What to do
Print, word for word, the opening line of the data below and every line after it through the line that contains "ax.set_ylabel('Match gains /", but not the pictures.

Raw data
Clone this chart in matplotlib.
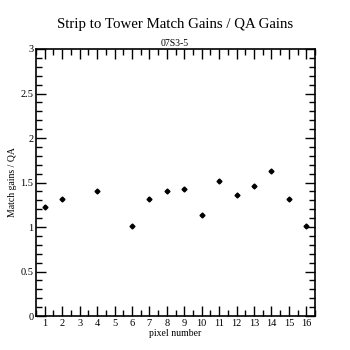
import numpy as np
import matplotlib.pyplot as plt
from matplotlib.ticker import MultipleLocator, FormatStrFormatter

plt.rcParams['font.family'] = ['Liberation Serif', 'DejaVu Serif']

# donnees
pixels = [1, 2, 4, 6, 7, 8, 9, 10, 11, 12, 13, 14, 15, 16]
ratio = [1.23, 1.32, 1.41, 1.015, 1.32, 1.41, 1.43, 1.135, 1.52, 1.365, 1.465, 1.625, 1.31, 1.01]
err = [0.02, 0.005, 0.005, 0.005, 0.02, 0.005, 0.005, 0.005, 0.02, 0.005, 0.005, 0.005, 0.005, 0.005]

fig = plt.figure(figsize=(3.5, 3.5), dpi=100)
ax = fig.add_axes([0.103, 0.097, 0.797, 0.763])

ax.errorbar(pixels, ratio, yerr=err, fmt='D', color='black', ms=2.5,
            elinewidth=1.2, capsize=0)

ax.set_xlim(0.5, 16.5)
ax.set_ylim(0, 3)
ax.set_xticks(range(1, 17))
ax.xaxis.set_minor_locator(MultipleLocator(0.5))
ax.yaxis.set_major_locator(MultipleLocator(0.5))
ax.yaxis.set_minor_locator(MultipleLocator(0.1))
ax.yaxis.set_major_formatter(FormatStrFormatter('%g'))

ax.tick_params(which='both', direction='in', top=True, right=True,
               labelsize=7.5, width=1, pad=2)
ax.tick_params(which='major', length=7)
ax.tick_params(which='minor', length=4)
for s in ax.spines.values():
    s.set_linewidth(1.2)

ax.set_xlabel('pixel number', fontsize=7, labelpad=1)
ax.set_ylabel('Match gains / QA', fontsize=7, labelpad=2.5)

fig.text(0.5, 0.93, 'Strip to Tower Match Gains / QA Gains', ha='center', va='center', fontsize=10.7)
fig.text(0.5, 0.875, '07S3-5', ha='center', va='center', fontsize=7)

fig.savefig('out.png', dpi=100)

Task answer
Clone this chart in matplotlib.
import numpy as np
import matplotlib.pyplot as plt
from matplotlib.ticker import MultipleLocator, FormatStrFormatter

plt.rcParams['font.family'] = ['Liberation Serif', 'DejaVu Serif']

# donnees
pixels = [1, 2, 4, 6, 7, 8, 9, 10, 11, 12, 13, 14, 15, 16]
ratio = [1.23, 1.32, 1.41, 1.015, 1.32, 1.41, 1.43, 1.135, 1.52, 1.365, 1.465, 1.625, 1.31, 1.01]
err = [0.02, 0.005, 0.005, 0.005, 0.02, 0.005, 0.005, 0.005, 0.02, 0.005, 0.005, 0.005, 0.005, 0.005]

fig = plt.figure(figsize=(3.5, 3.5), dpi=100)
ax = fig.add_axes([0.103, 0.097, 0.797, 0.763])

ax.errorbar(pixels, ratio, yerr=err, fmt='D', color='black', ms=2.5,
            elinewidth=1.2, capsize=0)

ax.set_xlim(0.5, 16.5)
ax.set_ylim(0, 3)
ax.set_xticks(range(1, 17))
ax.xaxis.set_minor_locator(MultipleLocator(0.5))
ax.yaxis.set_major_locator(MultipleLocator(0.5))
ax.yaxis.set_minor_locator(MultipleLocator(0.1))
ax.yaxis.set_major_formatter(FormatStrFormatter('%g'))

ax.tick_params(which='both', direction='in', top=True, right=True,
               labelsize=7.5, width=1, pad=2)
ax.tick_params(which='major', length=7)
ax.tick_params(which='minor', length=4)
for s in ax.spines.values():
    s.set_linewidth(1.2)

ax.set_xlabel('pixel number', fontsize=7, labelpad=1)
ax.set_ylabel('Match gains / QA', fontsize=7, labelpad=2.5)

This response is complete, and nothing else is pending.